**Goal:** From the entries below, copy every line that holds the word "this".

## Begin

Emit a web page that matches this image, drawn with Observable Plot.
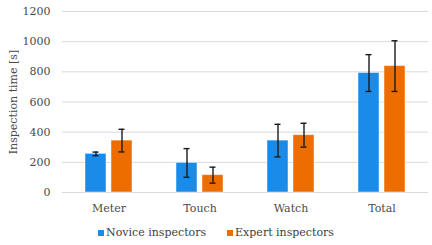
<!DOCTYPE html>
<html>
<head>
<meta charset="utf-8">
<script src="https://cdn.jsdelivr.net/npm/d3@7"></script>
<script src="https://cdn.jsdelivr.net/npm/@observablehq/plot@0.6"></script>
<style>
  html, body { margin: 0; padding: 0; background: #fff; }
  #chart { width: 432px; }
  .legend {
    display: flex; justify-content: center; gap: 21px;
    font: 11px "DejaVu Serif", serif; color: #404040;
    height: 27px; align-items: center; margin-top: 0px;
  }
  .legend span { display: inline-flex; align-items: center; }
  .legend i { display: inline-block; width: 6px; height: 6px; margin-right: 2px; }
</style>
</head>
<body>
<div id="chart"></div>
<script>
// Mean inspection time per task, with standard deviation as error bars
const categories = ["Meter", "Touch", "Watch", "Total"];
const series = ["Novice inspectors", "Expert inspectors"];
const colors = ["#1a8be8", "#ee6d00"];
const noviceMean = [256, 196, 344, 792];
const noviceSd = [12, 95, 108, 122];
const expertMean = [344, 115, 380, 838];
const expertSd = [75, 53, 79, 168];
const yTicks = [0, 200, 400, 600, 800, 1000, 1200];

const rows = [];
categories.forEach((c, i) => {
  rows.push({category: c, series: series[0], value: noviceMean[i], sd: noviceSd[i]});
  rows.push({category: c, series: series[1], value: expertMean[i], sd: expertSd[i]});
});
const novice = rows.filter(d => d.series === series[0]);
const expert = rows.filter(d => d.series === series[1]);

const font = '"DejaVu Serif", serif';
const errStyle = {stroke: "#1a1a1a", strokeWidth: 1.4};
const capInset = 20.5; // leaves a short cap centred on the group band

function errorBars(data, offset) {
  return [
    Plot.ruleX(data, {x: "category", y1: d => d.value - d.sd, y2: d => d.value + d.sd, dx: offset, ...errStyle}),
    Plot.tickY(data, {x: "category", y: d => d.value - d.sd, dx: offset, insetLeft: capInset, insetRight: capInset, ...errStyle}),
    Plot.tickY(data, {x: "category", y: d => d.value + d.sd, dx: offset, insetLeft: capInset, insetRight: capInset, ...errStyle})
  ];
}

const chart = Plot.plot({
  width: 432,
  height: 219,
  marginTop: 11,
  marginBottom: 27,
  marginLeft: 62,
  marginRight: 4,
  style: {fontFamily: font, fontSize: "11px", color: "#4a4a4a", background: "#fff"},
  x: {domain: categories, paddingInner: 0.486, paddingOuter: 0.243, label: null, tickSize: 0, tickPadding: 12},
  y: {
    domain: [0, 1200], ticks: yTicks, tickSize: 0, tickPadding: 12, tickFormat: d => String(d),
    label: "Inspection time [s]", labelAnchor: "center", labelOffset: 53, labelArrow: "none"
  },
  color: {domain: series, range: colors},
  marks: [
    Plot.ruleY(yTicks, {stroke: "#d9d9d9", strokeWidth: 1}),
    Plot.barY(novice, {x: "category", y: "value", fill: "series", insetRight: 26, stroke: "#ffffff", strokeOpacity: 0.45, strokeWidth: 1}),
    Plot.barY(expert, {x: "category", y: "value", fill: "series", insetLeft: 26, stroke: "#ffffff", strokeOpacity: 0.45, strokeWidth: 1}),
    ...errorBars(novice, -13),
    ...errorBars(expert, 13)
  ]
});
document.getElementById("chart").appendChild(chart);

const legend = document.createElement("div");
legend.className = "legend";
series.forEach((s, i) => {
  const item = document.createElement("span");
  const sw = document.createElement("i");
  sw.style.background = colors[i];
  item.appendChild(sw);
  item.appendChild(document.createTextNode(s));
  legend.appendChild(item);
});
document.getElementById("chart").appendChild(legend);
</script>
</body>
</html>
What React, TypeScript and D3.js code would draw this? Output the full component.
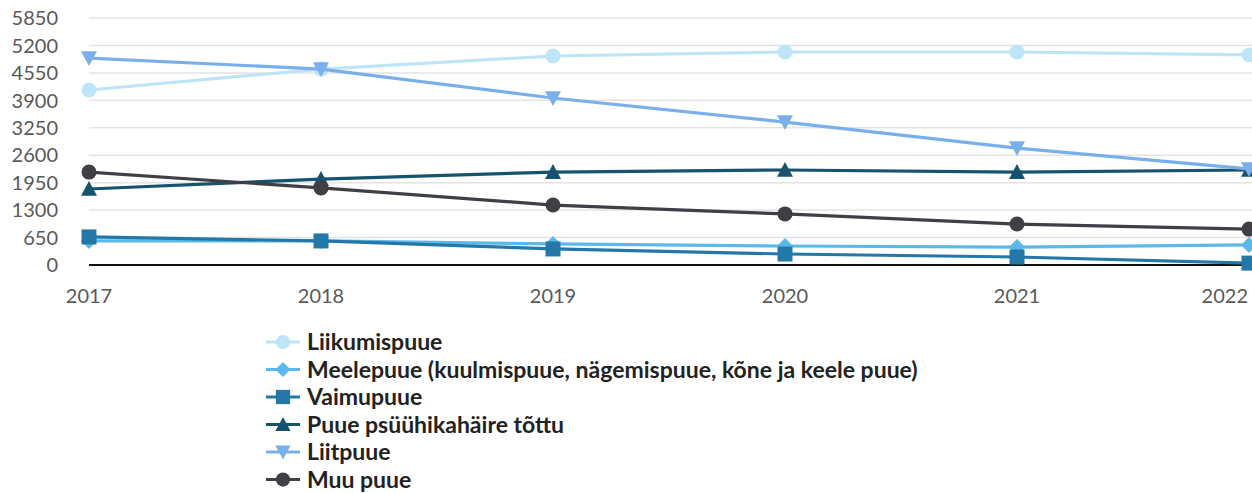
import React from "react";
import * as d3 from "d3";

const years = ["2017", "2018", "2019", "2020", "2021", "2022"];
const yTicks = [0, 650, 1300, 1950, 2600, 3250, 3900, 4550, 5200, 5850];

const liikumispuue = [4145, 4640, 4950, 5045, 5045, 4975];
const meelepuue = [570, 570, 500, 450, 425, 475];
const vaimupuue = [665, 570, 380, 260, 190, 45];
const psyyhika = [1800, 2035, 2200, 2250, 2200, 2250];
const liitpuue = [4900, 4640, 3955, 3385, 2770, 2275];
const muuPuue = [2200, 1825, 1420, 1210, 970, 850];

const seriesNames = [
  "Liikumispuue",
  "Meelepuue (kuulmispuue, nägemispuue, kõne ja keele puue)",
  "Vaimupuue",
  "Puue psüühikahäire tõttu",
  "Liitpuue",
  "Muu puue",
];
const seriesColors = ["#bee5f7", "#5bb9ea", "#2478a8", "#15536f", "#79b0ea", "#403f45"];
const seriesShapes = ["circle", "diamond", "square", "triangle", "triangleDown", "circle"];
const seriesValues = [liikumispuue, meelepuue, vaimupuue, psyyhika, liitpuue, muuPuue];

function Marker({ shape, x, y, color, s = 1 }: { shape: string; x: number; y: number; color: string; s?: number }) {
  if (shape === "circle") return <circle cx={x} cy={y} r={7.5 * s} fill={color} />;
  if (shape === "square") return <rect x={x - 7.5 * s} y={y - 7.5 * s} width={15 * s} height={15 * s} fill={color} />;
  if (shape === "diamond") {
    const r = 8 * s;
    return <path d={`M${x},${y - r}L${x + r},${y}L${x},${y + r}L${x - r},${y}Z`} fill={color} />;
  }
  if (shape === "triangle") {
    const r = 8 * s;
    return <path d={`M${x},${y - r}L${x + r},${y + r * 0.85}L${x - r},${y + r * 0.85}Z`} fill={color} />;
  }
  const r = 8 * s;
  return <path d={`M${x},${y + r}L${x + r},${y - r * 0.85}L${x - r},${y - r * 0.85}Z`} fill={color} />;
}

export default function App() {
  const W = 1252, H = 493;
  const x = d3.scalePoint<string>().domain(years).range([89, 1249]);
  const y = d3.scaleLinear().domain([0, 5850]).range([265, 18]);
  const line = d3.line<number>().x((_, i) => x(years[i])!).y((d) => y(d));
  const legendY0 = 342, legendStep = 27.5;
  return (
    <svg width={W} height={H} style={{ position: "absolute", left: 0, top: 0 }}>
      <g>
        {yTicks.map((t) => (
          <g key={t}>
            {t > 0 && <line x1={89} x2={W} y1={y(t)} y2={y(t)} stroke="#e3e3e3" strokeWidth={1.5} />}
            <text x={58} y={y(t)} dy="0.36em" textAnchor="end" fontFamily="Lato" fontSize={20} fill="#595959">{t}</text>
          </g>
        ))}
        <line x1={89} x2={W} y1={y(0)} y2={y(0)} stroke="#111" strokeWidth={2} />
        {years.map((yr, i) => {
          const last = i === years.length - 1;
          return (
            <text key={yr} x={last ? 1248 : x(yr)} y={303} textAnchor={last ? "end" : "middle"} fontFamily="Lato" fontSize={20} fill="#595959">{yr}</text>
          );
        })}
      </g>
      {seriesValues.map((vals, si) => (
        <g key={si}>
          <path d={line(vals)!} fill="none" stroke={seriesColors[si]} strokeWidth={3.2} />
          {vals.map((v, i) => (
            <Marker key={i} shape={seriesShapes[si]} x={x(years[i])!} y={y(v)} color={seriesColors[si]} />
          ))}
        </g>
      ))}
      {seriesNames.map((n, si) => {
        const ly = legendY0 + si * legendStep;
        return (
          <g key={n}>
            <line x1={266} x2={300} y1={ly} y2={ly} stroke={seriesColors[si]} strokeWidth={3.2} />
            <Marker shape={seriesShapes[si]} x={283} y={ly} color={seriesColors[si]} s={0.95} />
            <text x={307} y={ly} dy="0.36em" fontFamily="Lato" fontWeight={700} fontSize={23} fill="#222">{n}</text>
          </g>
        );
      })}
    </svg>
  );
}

## End

**Output of the task:**
Emit a web page that matches this image, drawn with Observable Plot.
What React, TypeScript and D3.js code would draw this? Output the full component.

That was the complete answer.